Promotion/Inhibition Effects in Networks: A Model with Negative
Probabilities
- URL: http://arxiv.org/abs/2307.07738v2
- Date: Thu, 17 Aug 2023 01:03:16 GMT
- Title: Promotion/Inhibition Effects in Networks: A Model with Negative
Probabilities
- Authors: Anqi Dong, Tryphon T. Georgiou and Allen Tannenbaum
- Abstract summary: Biological networks often encapsulate promotion/inhibition as signed edge-weights of a graph.
We address the inverse problem to determine network edge-weights based on a sign-indefinite adjacency and expression levels at the nodes.
- Score: 0.0
- License: http://arxiv.org/licenses/nonexclusive-distrib/1.0/
- Abstract: Biological networks often encapsulate promotion/inhibition as signed
edge-weights of a graph. Nodes may correspond to genes assigned expression
levels (mass) of respective proteins. The promotion/inhibition nature of
co-expression between nodes is encoded in the sign of the corresponding entry
of a sign-indefinite adjacency matrix, though the strength of such
co-expression (i.e., the precise value of edge weights) cannot typically be
directly measured. Herein we address the inverse problem to determine network
edge-weights based on a sign-indefinite adjacency and expression levels at the
nodes. While our motivation originates in gene networks, the framework applies
to networks where promotion/inhibition dictates a stationary mass distribution
at the nodes.
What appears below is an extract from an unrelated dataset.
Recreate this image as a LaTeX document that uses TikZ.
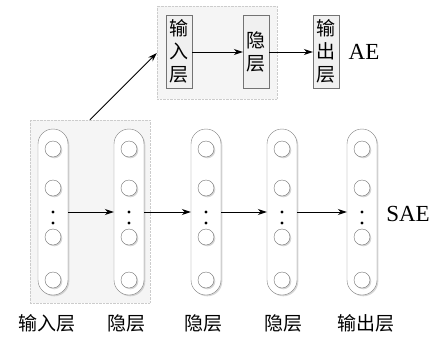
\documentclass[tikz,border=0pt]{standalone}
\usepackage{fontspec}
\setmainfont{Liberation Serif}
\newfontfamily\cjk{Noto Sans CJK SC}
\usetikzlibrary{shadows,arrows.meta}
\begin{document}
\begin{tikzpicture}[x=1pt,y=-1pt,
  grpbox/.style={draw=black!20, densely dotted, fill=black!4, inner sep=0pt},
  softshadow/.style={drop shadow={shadow xshift=1.3pt, shadow yshift=-1.3pt, fill=black!35, opacity=.45}},
  pill/.style={draw=black!50, fill=white, minimum width=30pt, minimum height=166pt, rounded corners=15pt, inner sep=0pt, softshadow},
  neuron/.style={circle, draw=black!55, fill=white, minimum size=16pt, inner sep=0pt, softshadow},
  layerbox/.style={draw=black!55, fill=black!6, minimum width=26pt, minimum height=73pt, inner sep=0pt, align=center, font=\cjk\fontsize{19}{23}\selectfont, softshadow},
  ndot/.style={circle, fill=black, inner sep=0pt, minimum size=3.2pt},
  arr/.style={-{Stealth[length=9pt,width=6pt]}, line width=0.9pt},
  lab/.style={font=\cjk\fontsize{19}{19}\selectfont, inner sep=0pt},
  tag/.style={font=\fontsize{23}{23}\selectfont, inner sep=0pt}
]
\useasboundingbox (0,0) rectangle (434,338);
% group boxes
\node[grpbox, minimum width=120pt, minimum height=183pt] (sae) at (90,211.5) {};
\node[grpbox, minimum width=120pt, minimum height=93pt] (ae) at (217,52.5) {};
% AE layers
\node[layerbox] (ain) at (179,51.5) {输\\入\\层};
\node[layerbox] (ahid) at (256,51.5) {隐\\层};
\node[layerbox] (aout) at (326,51.5) {输\\出\\层};
\node[tag] (aetag) at (364,52) {AE};
\draw[arr] (ain.east |- 0,52) -- (ahid.west |- 0,52);
\draw[arr] (ahid.east |- 0,52) -- (aout.west |- 0,52);
% SAE layers
\foreach \i/\cx in {1/53,2/129,3/206,4/282,5/362}{
  \node[pill] (p\i) at (\cx,212) {};
  \node[neuron] (n\i a) at (\cx,149) {};
  \node[neuron] (n\i b) at (\cx,188) {};
  \node[neuron] (n\i c) at (\cx,237) {};
  \node[neuron] (n\i d) at (\cx,280) {};
  \node[ndot] (d\i a) at (\cx,212) {};
  \node[ndot] (d\i b) at (\cx,223) {};
}
\draw[arr] (p1.east) -- (p2.west);
\draw[arr] (p2.east) -- (p3.west);
\draw[arr] (p3.east) -- (p4.west);
\draw[arr] (p4.east) -- (p5.west);
\node[tag] (saetag) at (408,214) {SAE};
\draw[arr] (sae.north) -- (ae.west |- 0,53);
% labels
\node[lab] (l1) at (47,323) {输入层};
\node[lab] (l2) at (126,323) {隐层};
\node[lab] (l3) at (203,323) {隐层};
\node[lab] (l4) at (283,323) {隐层};
\node[lab] (l5) at (366,323) {输出层};
\end{tikzpicture}
\end{document}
In order to identify suitable edge-weights we adopt a framework
of ``negative probabilities,'' advocated by P.\ Dirac and R.\ Feynman, and we
set up a likelihood formalism to obtain values for the sought edge-weights. The
proposed optimization problem can be solved via a generalization of the
well-known Sinkhorn algorithm; in our setting the Sinkhorn-type ``diagonal
scalings'' are multiplicative or inverse-multiplicative, depending on the sign
of the respective entries in the adjacency matrix, with value computed as the
positive root of a quadratic polynomial.